2013-11-06 21:38:24 +00:00 · 2013-11-06 21:38:24 +00:00 · 280a3204a2
commit 280a3204a2
parent 2c37b6ca1d
1 changed files with 45 additions and 0 deletions
--- a/doc/forum/_Does_git_annex_find_4038_friends41_batch_queries_to_the_location_log63.mdwn
+++ b/doc/forum/_Does_git_annex_find_4038_friends41_batch_queries_to_the_location_log63.mdwn
@ -0,0 +1,45 @@
+Hi,
+
+Some time ago I asked [[here|git_annex_copy_--fast_--to_blah_much_slower_than_--from_blah]]
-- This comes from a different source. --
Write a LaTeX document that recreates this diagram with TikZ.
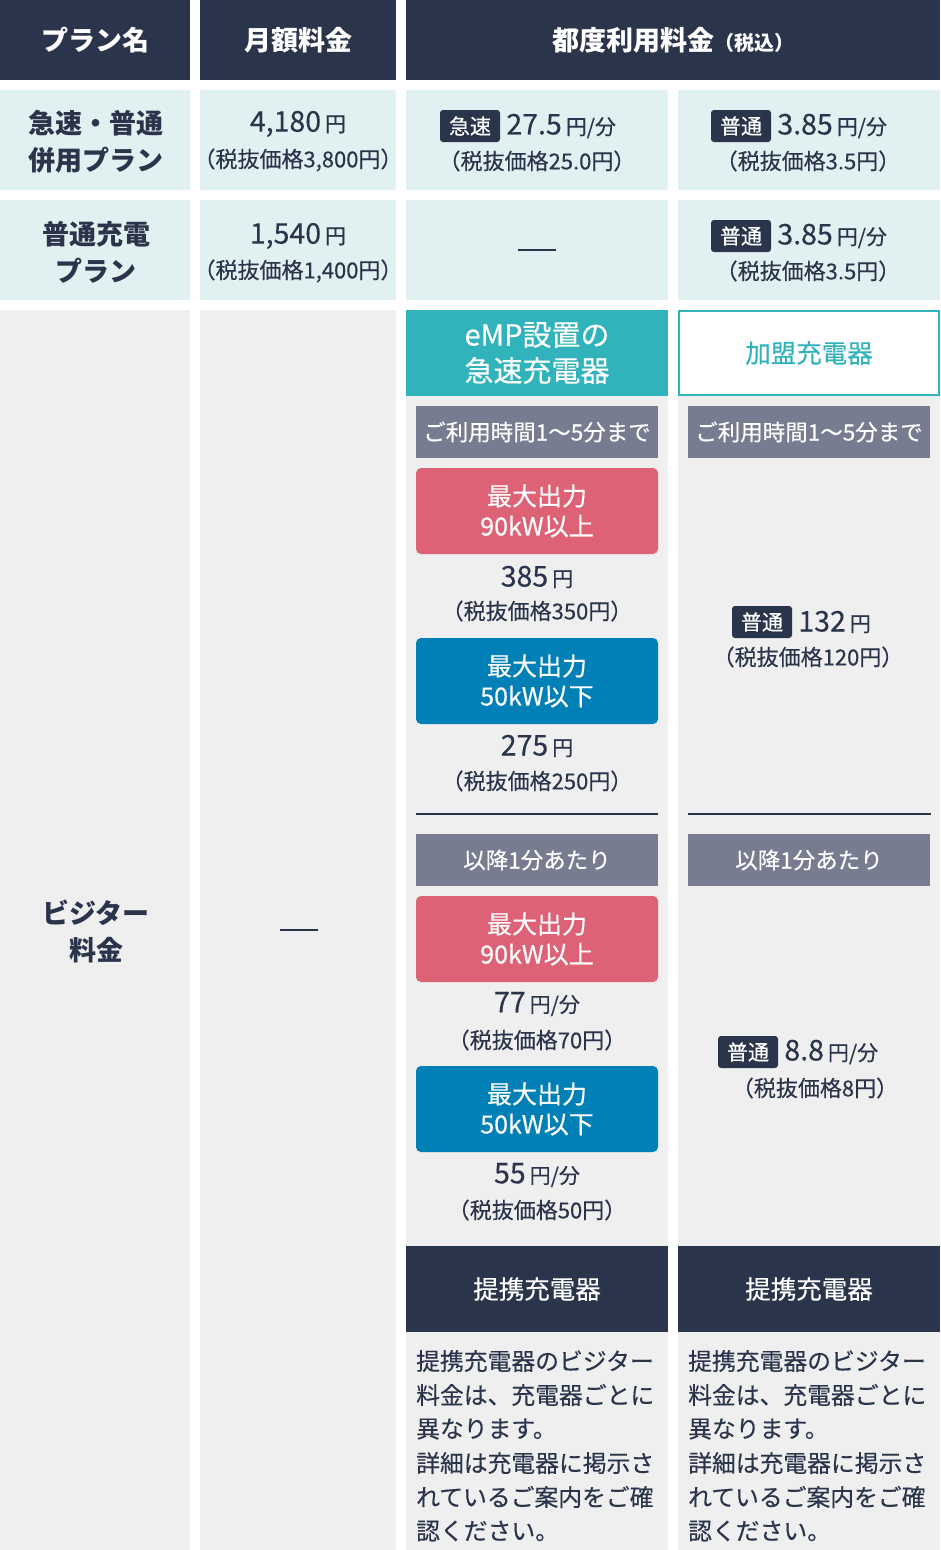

+about possible improvements in git `copy --fast --to`, since it was painfully slow
+on moderately large repos.
+
+Now I found a way to make it much faster for my particular use case, by
+accessing some annex internals. And I realized that maybe commands like `git
+annex find --in=repo` do not batch queries to the location log. This is based on
+the following timings, on a new repo (only a few commits) and about 30k files.
+
+    > time git annex find --in=skynet > /dev/null
+
+    real	0m55.838s
+    user	0m30.000s
+    sys	0m1.583s
+
+
+    > time git ls-tree -r git-annex | cut -d ' ' -f 3 | cut -f 1 | git cat-file --batch > /dev/null
+
+    real	0m0.334s
+    user	0m0.517s
+    sys	0m0.030s
+
+Those numbers are on linux (with an already warm file cache) and an ext4 filesystem on a SSD.
+
+The second command above is feeding a list of objects to a single `git cat-file`
+process that cats them all to stdout, preceeding every file dump by the object
+being cat-ed. It is a trivial matter to parse this output and use it for
+whatever annex needs.
+
+Above I wrote a `git ls-tree` on the git-annex branch for simplicity, but we could
+just as well do a `ls-tree | ... | git cat-file` on HEAD to get the keys for the
+annexed files matching some path and then feed those keys to a cat-file on
+the git-annex branch. And this still would be an order of magnitude faster than
+what currently annex seems to do.
+
+I'm assuming the bottleneck is in that annex does not batch the `cat-file`, as the rest of logic needed for a find will be fast. Is that right? 
+
+Now, if the queries to the location log for `copy --to` and `find` could be batched this way, the
+performance of several useful things to do, like checking how many annexed files
+we are missing, would be bastly improved. Hell, I could even put that number on
+the command line prompt!
+
+I'm not yet very fluent in Haskell, but I'm willing to help if this is something that makes sense and can be done.